[Records with drawing code]
++++

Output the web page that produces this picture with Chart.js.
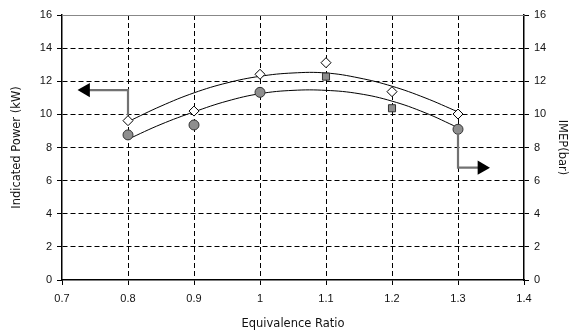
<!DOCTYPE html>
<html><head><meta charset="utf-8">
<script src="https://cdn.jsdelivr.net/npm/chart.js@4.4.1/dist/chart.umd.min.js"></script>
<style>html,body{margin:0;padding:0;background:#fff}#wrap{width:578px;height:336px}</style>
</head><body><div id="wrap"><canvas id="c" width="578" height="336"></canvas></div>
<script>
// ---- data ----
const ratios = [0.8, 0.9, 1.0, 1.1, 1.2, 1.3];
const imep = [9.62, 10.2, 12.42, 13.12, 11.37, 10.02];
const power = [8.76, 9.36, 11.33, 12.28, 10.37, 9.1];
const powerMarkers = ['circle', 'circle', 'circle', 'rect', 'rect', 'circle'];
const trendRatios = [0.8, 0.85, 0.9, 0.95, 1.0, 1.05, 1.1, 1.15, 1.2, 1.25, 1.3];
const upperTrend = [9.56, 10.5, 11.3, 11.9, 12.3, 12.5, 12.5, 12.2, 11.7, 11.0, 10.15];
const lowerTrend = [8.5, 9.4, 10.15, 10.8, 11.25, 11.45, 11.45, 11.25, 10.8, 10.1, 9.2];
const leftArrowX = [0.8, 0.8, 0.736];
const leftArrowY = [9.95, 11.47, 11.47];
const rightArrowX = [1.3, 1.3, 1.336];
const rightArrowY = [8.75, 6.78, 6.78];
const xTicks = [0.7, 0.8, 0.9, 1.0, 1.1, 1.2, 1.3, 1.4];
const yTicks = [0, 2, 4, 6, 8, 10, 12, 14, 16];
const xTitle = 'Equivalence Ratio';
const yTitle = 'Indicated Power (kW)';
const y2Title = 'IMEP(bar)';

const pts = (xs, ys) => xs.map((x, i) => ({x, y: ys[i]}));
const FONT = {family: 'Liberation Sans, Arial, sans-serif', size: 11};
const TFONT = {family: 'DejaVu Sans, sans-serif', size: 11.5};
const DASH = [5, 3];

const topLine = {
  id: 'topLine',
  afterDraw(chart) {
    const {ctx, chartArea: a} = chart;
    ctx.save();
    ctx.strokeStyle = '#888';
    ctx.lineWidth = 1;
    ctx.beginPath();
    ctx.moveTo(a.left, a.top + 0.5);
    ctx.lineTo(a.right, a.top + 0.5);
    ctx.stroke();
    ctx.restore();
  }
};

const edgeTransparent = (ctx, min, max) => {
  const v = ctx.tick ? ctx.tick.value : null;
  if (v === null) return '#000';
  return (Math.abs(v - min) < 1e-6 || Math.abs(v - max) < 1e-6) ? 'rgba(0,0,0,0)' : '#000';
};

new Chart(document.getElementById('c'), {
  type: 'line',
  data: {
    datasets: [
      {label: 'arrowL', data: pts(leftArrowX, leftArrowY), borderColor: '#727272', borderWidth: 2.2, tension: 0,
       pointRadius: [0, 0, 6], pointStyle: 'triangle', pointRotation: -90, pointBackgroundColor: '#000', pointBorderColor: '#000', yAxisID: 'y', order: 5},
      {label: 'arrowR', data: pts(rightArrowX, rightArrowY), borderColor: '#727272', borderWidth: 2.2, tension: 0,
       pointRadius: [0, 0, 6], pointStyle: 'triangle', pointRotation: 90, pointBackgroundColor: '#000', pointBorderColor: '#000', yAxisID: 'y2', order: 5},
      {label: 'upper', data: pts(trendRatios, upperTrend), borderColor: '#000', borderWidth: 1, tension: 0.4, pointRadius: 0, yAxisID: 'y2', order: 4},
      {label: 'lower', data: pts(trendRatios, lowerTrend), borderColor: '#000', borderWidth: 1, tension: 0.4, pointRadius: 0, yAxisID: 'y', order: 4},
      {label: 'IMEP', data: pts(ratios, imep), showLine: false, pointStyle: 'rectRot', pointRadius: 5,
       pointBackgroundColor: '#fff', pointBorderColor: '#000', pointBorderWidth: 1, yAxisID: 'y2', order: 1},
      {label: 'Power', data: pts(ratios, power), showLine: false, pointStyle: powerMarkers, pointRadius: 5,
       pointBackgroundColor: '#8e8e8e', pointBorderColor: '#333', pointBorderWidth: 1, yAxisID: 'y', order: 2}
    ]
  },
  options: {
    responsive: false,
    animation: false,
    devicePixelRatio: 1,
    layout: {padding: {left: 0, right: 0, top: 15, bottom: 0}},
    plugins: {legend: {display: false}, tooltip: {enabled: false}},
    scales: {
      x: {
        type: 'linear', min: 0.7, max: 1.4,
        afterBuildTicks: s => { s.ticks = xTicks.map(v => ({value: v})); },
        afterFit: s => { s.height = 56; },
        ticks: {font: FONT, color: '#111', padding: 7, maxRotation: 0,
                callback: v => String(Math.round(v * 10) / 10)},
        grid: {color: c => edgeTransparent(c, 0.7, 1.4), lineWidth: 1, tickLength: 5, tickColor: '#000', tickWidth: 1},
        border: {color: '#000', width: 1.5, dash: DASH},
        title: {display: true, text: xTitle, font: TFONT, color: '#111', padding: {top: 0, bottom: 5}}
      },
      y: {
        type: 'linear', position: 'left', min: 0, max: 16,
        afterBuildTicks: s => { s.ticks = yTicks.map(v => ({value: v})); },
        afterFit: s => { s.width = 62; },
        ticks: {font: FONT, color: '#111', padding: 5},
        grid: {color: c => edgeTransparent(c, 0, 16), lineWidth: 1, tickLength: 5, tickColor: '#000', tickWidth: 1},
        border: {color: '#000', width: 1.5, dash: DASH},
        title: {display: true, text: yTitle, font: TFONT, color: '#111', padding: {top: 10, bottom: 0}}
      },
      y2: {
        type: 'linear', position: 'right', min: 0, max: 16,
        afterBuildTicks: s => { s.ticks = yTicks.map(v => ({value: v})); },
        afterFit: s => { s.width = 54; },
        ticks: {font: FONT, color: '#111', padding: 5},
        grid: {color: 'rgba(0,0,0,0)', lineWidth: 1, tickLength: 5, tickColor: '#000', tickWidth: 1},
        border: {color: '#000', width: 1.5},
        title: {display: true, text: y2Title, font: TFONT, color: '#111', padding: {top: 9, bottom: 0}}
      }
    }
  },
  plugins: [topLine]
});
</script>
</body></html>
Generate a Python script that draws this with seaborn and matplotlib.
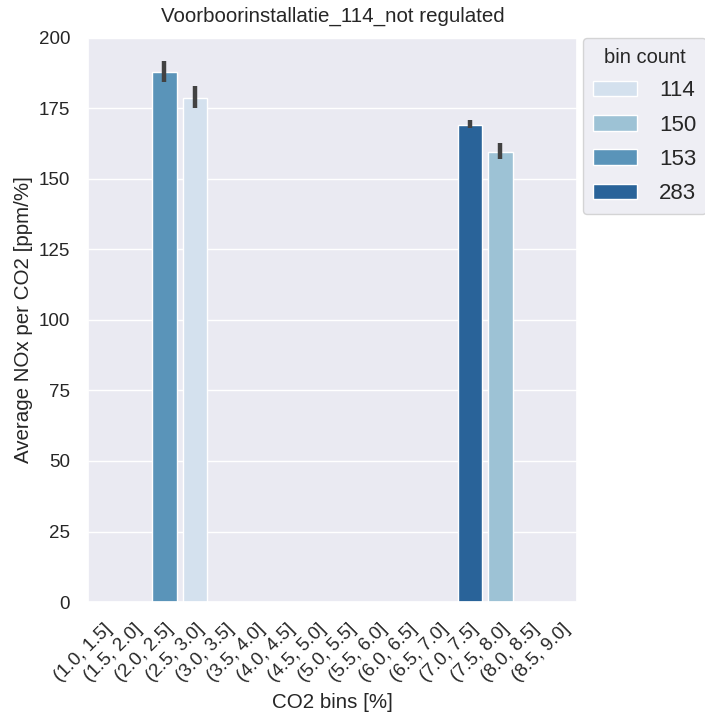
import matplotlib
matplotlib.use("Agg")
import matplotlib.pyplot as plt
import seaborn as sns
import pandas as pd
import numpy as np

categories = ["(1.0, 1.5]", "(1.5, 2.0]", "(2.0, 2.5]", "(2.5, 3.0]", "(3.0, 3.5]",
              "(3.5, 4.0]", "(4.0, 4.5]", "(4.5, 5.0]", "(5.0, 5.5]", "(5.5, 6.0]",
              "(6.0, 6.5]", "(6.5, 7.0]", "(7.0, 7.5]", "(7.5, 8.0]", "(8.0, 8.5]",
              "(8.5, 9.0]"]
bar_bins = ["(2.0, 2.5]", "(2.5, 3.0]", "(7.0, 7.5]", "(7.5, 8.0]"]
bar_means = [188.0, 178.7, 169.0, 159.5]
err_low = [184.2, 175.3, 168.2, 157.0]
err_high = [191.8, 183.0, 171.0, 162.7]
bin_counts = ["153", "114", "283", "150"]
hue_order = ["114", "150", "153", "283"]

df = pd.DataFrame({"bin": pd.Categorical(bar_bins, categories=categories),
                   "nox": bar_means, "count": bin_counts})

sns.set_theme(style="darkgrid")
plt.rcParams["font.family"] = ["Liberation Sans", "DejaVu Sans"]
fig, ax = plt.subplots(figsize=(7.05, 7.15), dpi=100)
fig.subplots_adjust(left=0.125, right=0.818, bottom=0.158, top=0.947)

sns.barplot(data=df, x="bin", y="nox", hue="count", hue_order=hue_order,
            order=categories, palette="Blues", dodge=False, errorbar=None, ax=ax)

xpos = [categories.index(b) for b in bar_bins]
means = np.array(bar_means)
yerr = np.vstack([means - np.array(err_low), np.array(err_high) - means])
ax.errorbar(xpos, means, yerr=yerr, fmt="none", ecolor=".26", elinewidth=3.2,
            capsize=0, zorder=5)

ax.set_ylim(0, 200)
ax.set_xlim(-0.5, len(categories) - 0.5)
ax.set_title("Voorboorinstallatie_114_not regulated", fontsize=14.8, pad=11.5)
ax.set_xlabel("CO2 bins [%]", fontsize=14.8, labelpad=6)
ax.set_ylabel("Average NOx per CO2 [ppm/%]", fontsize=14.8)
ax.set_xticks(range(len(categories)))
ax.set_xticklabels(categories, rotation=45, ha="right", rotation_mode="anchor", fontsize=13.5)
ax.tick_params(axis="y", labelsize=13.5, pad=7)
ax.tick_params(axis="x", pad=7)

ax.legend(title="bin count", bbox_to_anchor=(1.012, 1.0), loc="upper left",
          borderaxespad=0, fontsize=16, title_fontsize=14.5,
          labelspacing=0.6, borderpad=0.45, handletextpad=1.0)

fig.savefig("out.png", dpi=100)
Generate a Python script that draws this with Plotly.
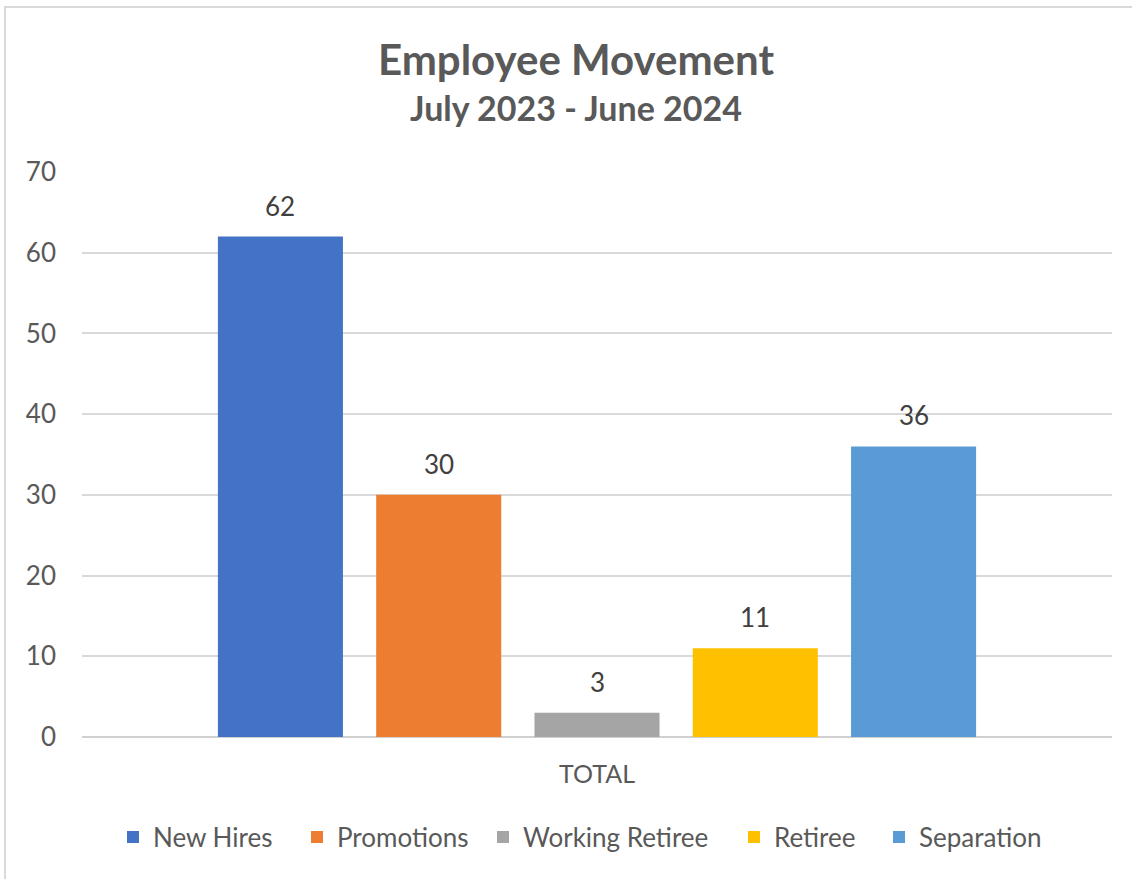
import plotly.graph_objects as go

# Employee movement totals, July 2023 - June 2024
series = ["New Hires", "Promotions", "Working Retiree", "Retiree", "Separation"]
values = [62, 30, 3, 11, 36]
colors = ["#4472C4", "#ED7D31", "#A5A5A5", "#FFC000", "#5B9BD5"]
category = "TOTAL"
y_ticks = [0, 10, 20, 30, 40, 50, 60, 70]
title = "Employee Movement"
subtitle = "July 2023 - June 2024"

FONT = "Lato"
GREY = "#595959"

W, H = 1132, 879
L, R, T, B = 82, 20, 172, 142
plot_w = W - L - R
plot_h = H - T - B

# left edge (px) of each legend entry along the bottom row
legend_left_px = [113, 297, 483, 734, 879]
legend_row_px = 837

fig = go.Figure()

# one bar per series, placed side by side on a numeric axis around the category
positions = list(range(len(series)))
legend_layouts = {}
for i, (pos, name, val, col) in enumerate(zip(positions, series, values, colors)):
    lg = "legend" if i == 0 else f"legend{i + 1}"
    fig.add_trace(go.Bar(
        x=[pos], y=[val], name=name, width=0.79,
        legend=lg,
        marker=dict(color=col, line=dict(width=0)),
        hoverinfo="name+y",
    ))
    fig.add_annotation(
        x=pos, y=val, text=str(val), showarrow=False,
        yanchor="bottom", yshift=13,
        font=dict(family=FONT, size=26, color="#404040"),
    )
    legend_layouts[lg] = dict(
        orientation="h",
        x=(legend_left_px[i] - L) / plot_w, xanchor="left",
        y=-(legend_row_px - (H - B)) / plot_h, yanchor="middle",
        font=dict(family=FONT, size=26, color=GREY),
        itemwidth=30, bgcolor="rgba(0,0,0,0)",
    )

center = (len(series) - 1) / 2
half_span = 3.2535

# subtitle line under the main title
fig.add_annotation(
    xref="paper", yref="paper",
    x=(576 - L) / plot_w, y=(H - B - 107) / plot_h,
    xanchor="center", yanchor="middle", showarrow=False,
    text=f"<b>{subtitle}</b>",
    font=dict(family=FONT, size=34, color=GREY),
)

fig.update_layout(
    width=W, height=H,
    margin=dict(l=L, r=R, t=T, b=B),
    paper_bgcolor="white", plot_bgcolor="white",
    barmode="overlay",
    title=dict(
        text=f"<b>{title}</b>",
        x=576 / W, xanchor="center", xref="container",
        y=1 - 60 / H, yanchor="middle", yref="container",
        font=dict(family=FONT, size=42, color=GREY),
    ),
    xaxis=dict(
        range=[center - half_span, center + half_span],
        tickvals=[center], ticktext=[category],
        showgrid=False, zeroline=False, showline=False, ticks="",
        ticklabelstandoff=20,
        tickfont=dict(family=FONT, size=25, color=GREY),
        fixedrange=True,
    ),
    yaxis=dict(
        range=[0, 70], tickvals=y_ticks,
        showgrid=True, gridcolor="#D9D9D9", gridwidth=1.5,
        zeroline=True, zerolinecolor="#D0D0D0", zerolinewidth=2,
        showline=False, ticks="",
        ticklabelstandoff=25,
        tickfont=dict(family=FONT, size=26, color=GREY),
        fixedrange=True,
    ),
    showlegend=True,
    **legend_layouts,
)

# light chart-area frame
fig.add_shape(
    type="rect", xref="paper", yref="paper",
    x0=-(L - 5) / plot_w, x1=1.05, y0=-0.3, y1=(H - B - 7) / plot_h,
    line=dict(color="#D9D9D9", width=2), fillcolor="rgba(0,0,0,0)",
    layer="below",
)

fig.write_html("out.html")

++++

### Task requirements
Exactly and only the lines from the line with "Generate a Python script that draws this with seaborn" to the line with "import numpy as np", both ends included, should be echoed. Do not carry over the pictures.

### Task answer
Generate a Python script that draws this with seaborn and matplotlib.
import matplotlib
matplotlib.use("Agg")
import matplotlib.pyplot as plt
import seaborn as sns
import pandas as pd
import numpy as np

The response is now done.